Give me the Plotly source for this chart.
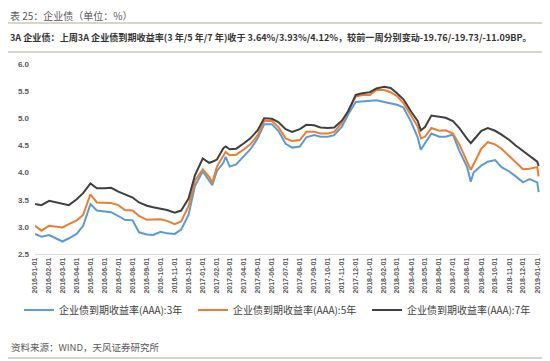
import plotly.graph_objects as go

dates = [
    "2016-01-01", "2016-01-15", "2016-02-01", "2016-02-15", "2016-03-01", "2016-03-15",
    "2016-04-01", "2016-04-15", "2016-05-01", "2016-05-15", "2016-06-01", "2016-06-15",
    "2016-07-01", "2016-07-15", "2016-08-01", "2016-08-15", "2016-09-01", "2016-09-15",
    "2016-10-01", "2016-10-15", "2016-11-01", "2016-11-15", "2016-12-01", "2016-12-15",
    "2017-01-01", "2017-01-15", "2017-01-22", "2017-02-01", "2017-02-15", "2017-02-20",
    "2017-03-01", "2017-03-15", "2017-04-01", "2017-04-15", "2017-05-01", "2017-05-15",
    "2017-06-01", "2017-06-15", "2017-07-01", "2017-07-15", "2017-08-01", "2017-08-15",
    "2017-09-01", "2017-09-15", "2017-10-01", "2017-10-15", "2017-11-01", "2017-11-15",
    "2017-12-01", "2017-12-15", "2018-01-01", "2018-01-15", "2018-02-01", "2018-02-15",
    "2018-03-01", "2018-03-15", "2018-04-01", "2018-04-15", "2018-04-22", "2018-05-01",
    "2018-05-15", "2018-06-01", "2018-06-15", "2018-07-01", "2018-07-15", "2018-08-01",
    "2018-08-09", "2018-08-15", "2018-09-01", "2018-09-15", "2018-10-01", "2018-10-15",
    "2018-11-01", "2018-11-15", "2018-12-01", "2018-12-15", "2019-01-01", "2019-01-04",
]

yield_3y = [
    2.87, 2.82, 2.85, 2.79, 2.73, 2.79,
    2.87, 3.02, 3.42, 3.30, 3.28, 3.27,
    3.20, 3.13, 3.12, 2.90, 2.86, 2.85,
    2.91, 2.88, 2.87, 2.95, 3.22, 3.75,
    4.02, 3.85, 3.77, 4.03, 4.18, 4.29,
    4.11, 4.15, 4.30, 4.43, 4.63, 4.89,
    4.89, 4.77, 4.53, 4.46, 4.48, 4.65,
    4.69, 4.66, 4.66, 4.69, 4.85, 5.08,
    5.30, 5.31, 5.31, 5.33, 5.30, 5.27,
    5.25, 5.20, 4.93, 4.65, 4.42, 4.54,
    4.72, 4.66, 4.66, 4.70, 4.40, 4.10,
    3.83, 4.00, 4.13, 4.20, 4.23, 4.10,
    4.02, 3.93, 3.82, 3.88, 3.82, 3.64,
]

yield_5y = [
    3.02, 2.93, 3.02, 3.00, 2.99, 3.05,
    3.12, 3.22, 3.60, 3.45, 3.45, 3.44,
    3.40, 3.31, 3.30, 3.20, 3.13, 3.14,
    3.14, 3.11, 3.05, 3.10, 3.38, 3.85,
    4.06, 3.92, 3.81, 4.11, 4.33, 4.38,
    4.32, 4.33, 4.43, 4.52, 4.69, 4.95,
    4.95, 4.84, 4.63, 4.58, 4.60, 4.75,
    4.75, 4.72, 4.72, 4.75, 4.92, 5.15,
    5.40, 5.43, 5.43, 5.52, 5.52, 5.48,
    5.41, 5.28, 5.04, 4.85, 4.63, 4.66,
    4.82, 4.77, 4.78, 4.72, 4.52, 4.22,
    4.05, 4.15, 4.44, 4.56, 4.52, 4.44,
    4.30, 4.20, 4.06, 4.07, 4.10, 3.93,
]

yield_7y = [
    3.42, 3.40, 3.48, 3.45, 3.42, 3.40,
    3.51, 3.62, 3.80, 3.71, 3.71, 3.72,
    3.65, 3.60, 3.54, 3.45, 3.39, 3.36,
    3.34, 3.31, 3.26, 3.30, 3.52, 3.95,
    4.26, 4.18, 4.20, 4.24, 4.45, 4.48,
    4.43, 4.44, 4.54, 4.63, 4.78, 5.00,
    4.99, 4.93, 4.80, 4.75, 4.80, 4.88,
    4.87, 4.83, 4.82, 4.83, 4.96, 5.14,
    5.43, 5.46, 5.48, 5.55, 5.58, 5.56,
    5.46, 5.35, 5.12, 4.95, 4.78, 4.84,
    5.05, 5.03, 5.01, 4.95, 4.82, 4.62,
    4.54, 4.60, 4.77, 4.82, 4.77, 4.70,
    4.60, 4.50, 4.40, 4.32, 4.20, 4.12,
]

series_names = ["企业债到期收益率(AAA):3年", "企业债到期收益率(AAA):5年", "企业债到期收益率(AAA):7年"]
series_colors = ["#5B9BD5", "#ED7D31", "#404040"]
tick_dates = [f"{y}-{m:02d}-01" for y in (2016, 2017, 2018) for m in range(1, 13)] + ["2019-01-01"]

fig = go.Figure()
for name, vals, col in zip(series_names, [yield_3y, yield_5y, yield_7y], series_colors):
    fig.add_trace(go.Scatter(x=dates, y=vals, mode="lines", name=name,
                             line=dict(color=col, width=2)))

# The page body adds an 8px margin, so the figure is 8px smaller than the window
OFF = 8
W, H = 550 - OFF, 361 - OFF
L, R, T, B = 27, 10, 56, 107
pw, ph = W - L - R, H - T - B

def px_x(x):  # page pixel -> paper
    return (x - OFF - L) / pw

def px_y(y):
    return (H - B - (y - OFF)) / ph

gray = "#595959"
fig.update_layout(
    width=W, height=H,
    margin=dict(l=L, r=R, t=T, b=B, autoexpand=False),
    paper_bgcolor="white", plot_bgcolor="white",
    font=dict(family="Noto Sans CJK SC, Arial", color=gray),
    showlegend=True,
    legend=dict(orientation="h", x=px_x(19), y=px_y(310), xanchor="left", yanchor="middle",
                font=dict(size=10, color="#404040", family="Noto Sans CJK SC, Arial"),
                entrywidth=129, entrywidthmode="pixels", tracegroupgap=0,
                bgcolor="rgba(0,0,0,0)"),
    xaxis=dict(type="date", range=["2016-01-01", "2019-01-07"],
               tickvals=tick_dates, ticktext=tick_dates, tickangle=-90,
               tickfont=dict(size=7, color=gray, family="Liberation Sans, Arial", weight="bold"),
               showgrid=False, zeroline=False, showline=True, linecolor="#d9d9d9", linewidth=1,
               ticks="", fixedrange=True, automargin=False),
    yaxis=dict(range=[2.5, 6.0], dtick=0.5, tick0=2.5, tickformat=".1f",
               tickfont=dict(size=8, color=gray, family="Liberation Sans, Arial", weight="bold"),
               showgrid=False, zeroline=False, showline=False, ticks="", ticklabelstandoff=5,
               fixedrange=True, automargin=False),
)

line_col = "#c9c9b8"
for yy in (23, 52, 358):
    fig.add_shape(type="line", xref="paper", yref="paper",
                  x0=px_x(8), x1=px_x(545), y0=px_y(yy), y1=px_y(yy),
                  line=dict(color=line_col, width=1.5))

fig.add_annotation(text="表 25：企业债（单位：%）", xref="paper", yref="paper",
                   x=px_x(9), y=px_y(15), xanchor="left", yanchor="middle", showarrow=False,
                   borderpad=0,
                   font=dict(size=10, color=gray, family="Noto Sans CJK SC"))
fig.add_annotation(text="<b>3A 企业债：上周3A 企业债到期收益率(3 年/5 年/7 年)收于 3.64%/3.93%/4.12%，较前一周分别变动-19.76/-19.73/-11.09BP。</b>",
                   xref="paper", yref="paper",
                   x=px_x(8), y=px_y(37), xanchor="left", yanchor="middle", showarrow=False,
                   font=dict(size=9.1, color="#333333", family="Noto Sans CJK SC"))
fig.add_annotation(text="资料来源：WIND，天风证券研究所", xref="paper", yref="paper",
                   x=px_x(9), y=px_y(347), xanchor="left", yanchor="middle", showarrow=False,
                   font=dict(size=9.5, color=gray, family="Noto Sans CJK SC"))

fig.write_html("out.html")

..........

Requirement - Leave every image out, and retype the material exactly.

Task response -
Give me the Plotly source for this chart.
import plotly.graph_objects as go

dates = [
    "2016-01-01", "2016-01-15", "2016-02-01", "2016-02-15", "2016-03-01", "2016-03-15",
    "2016-04-01", "2016-04-15", "2016-05-01", "2016-05-15", "2016-06-01", "2016-06-15",
    "2016-07-01", "2016-07-15", "2016-08-01", "2016-08-15", "2016-09-01", "2016-09-15",
    "2016-10-01", "2016-10-15", "2016-11-01", "2016-11-15", "2016-12-01", "2016-12-15",
    "2017-01-01", "2017-01-15", "2017-01-22", "2017-02-01", "2017-02-15", "2017-02-20",
    "2017-03-01", "2017-03-15", "2017-04-01", "2017-04-15", "2017-05-01", "2017-05-15",
    "2017-06-01", "2017-06-15", "2017-07-01", "2017-07-15", "2017-08-01", "2017-08-15",
    "2017-09-01", "2017-09-15", "2017-10-01", "2017-10-15", "2017-11-01", "2017-11-15",
    "2017-12-01", "2017-12-15", "2018-01-01", "2018-01-15", "2018-02-01", "2018-02-15",
    "2018-03-01", "2018-03-15", "2018-04-01", "2018-04-15", "2018-04-22", "2018-05-01",
    "2018-05-15", "2018-06-01", "2018-06-15", "2018-07-01", "2018-07-15", "2018-08-01",
    "2018-08-09", "2018-08-15", "2018-09-01", "2018-09-15", "2018-10-01", "2018-10-15",
    "2018-11-01", "2018-11-15", "2018-12-01", "2018-12-15", "2019-01-01", "2019-01-04",
]

yield_3y = [
    2.87, 2.82, 2.85, 2.79, 2.73, 2.79,
    2.87, 3.02, 3.42, 3.30, 3.28, 3.27,
    3.20, 3.13, 3.12, 2.90, 2.86, 2.85,
    2.91, 2.88, 2.87, 2.95, 3.22, 3.75,
    4.02, 3.85, 3.77, 4.03, 4.18, 4.29,
    4.11, 4.15, 4.30, 4.43, 4.63, 4.89,
    4.89, 4.77, 4.53, 4.46, 4.48, 4.65,
    4.69, 4.66, 4.66, 4.69, 4.85, 5.08,
    5.30, 5.31, 5.31, 5.33, 5.30, 5.27,
    5.25, 5.20, 4.93, 4.65, 4.42, 4.54,
    4.72, 4.66, 4.66, 4.70, 4.40, 4.10,
    3.83, 4.00, 4.13, 4.20, 4.23, 4.10,
    4.02, 3.93, 3.82, 3.88, 3.82, 3.64,
]

yield_5y = [
    3.02, 2.93, 3.02, 3.00, 2.99, 3.05,
    3.12, 3.22, 3.60, 3.45, 3.45, 3.44,
    3.40, 3.31, 3.30, 3.20, 3.13, 3.14,
    3.14, 3.11, 3.05, 3.10, 3.38, 3.85,
    4.06, 3.92, 3.81, 4.11, 4.33, 4.38,
    4.32, 4.33, 4.43, 4.52, 4.69, 4.95,
    4.95, 4.84, 4.63, 4.58, 4.60, 4.75,
    4.75, 4.72, 4.72, 4.75, 4.92, 5.15,
    5.40, 5.43, 5.43, 5.52, 5.52, 5.48,
    5.41, 5.28, 5.04, 4.85, 4.63, 4.66,
    4.82, 4.77, 4.78, 4.72, 4.52, 4.22,
    4.05, 4.15, 4.44, 4.56, 4.52, 4.44,
    4.30, 4.20, 4.06, 4.07, 4.10, 3.93,
]

yield_7y = [
    3.42, 3.40, 3.48, 3.45, 3.42, 3.40,
    3.51, 3.62, 3.80, 3.71, 3.71, 3.72,
    3.65, 3.60, 3.54, 3.45, 3.39, 3.36,
    3.34, 3.31, 3.26, 3.30, 3.52, 3.95,
    4.26, 4.18, 4.20, 4.24, 4.45, 4.48,
    4.43, 4.44, 4.54, 4.63, 4.78, 5.00,
    4.99, 4.93, 4.80, 4.75, 4.80, 4.88,
    4.87, 4.83, 4.82, 4.83, 4.96, 5.14,
    5.43, 5.46, 5.48, 5.55, 5.58, 5.56,
    5.46, 5.35, 5.12, 4.95, 4.78, 4.84,
    5.05, 5.03, 5.01, 4.95, 4.82, 4.62,
    4.54, 4.60, 4.77, 4.82, 4.77, 4.70,
    4.60, 4.50, 4.40, 4.32, 4.20, 4.12,
]

series_names = ["企业债到期收益率(AAA):3年", "企业债到期收益率(AAA):5年", "企业债到期收益率(AAA):7年"]
series_colors = ["#5B9BD5", "#ED7D31", "#404040"]
tick_dates = [f"{y}-{m:02d}-01" for y in (2016, 2017, 2018) for m in range(1, 13)] + ["2019-01-01"]

fig = go.Figure()
for name, vals, col in zip(series_names, [yield_3y, yield_5y, yield_7y], series_colors):
    fig.add_trace(go.Scatter(x=dates, y=vals, mode="lines", name=name,
                             line=dict(color=col, width=2)))

# The page body adds an 8px margin, so the figure is 8px smaller than the window
OFF = 8
W, H = 550 - OFF, 361 - OFF
L, R, T, B = 27, 10, 56, 107
pw, ph = W - L - R, H - T - B

def px_x(x):  # page pixel -> paper
    return (x - OFF - L) / pw

def px_y(y):
    return (H - B - (y - OFF)) / ph

gray = "#595959"
fig.update_layout(
    width=W, height=H,
    margin=dict(l=L, r=R, t=T, b=B, autoexpand=False),
    paper_bgcolor="white", plot_bgcolor="white",
    font=dict(family="Noto Sans CJK SC, Arial", color=gray),
    showlegend=True,
    legend=dict(orientation="h", x=px_x(19), y=px_y(310), xanchor="left", yanchor="middle",
                font=dict(size=10, color="#404040", family="Noto Sans CJK SC, Arial"),
                entrywidth=129, entrywidthmode="pixels", tracegroupgap=0,
                bgcolor="rgba(0,0,0,0)"),
    xaxis=dict(type="date", range=["2016-01-01", "2019-01-07"],
               tickvals=tick_dates, ticktext=tick_dates, tickangle=-90,
               tickfont=dict(size=7, color=gray, family="Liberation Sans, Arial", weight="bold"),
               showgrid=False, zeroline=False, showline=True, linecolor="#d9d9d9", linewidth=1,
               ticks="", fixedrange=True, automargin=False),
    yaxis=dict(range=[2.5, 6.0], dtick=0.5, tick0=2.5, tickformat=".1f",
               tickfont=dict(size=8, color=gray, family="Liberation Sans, Arial", weight="bold"),
               showgrid=False, zeroline=False, showline=False, ticks="", ticklabelstandoff=5,
               fixedrange=True, automargin=False),
)

line_col = "#c9c9b8"
for yy in (23, 52, 358):
    fig.add_shape(type="line", xref="paper", yref="paper",
                  x0=px_x(8), x1=px_x(545), y0=px_y(yy), y1=px_y(yy),
                  line=dict(color=line_col, width=1.5))

fig.add_annotation(text="表 25：企业债（单位：%）", xref="paper", yref="paper",
                   x=px_x(9), y=px_y(15), xanchor="left", yanchor="middle", showarrow=False,
                   borderpad=0,
                   font=dict(size=10, color=gray, family="Noto Sans CJK SC"))
fig.add_annotation(text="<b>3A 企业债：上周3A 企业债到期收益率(3 年/5 年/7 年)收于 3.64%/3.93%/4.12%，较前一周分别变动-19.76/-19.73/-11.09BP。</b>",
                   xref="paper", yref="paper",
                   x=px_x(8), y=px_y(37), xanchor="left", yanchor="middle", showarrow=False,
                   font=dict(size=9.1, color="#333333", family="Noto Sans CJK SC"))
fig.add_annotation(text="资料来源：WIND，天风证券研究所", xref="paper", yref="paper",
                   x=px_x(9), y=px_y(347), xanchor="left", yanchor="middle", showarrow=False,
                   font=dict(size=9.5, color=gray, family="Noto Sans CJK SC"))

fig.write_html("out.html")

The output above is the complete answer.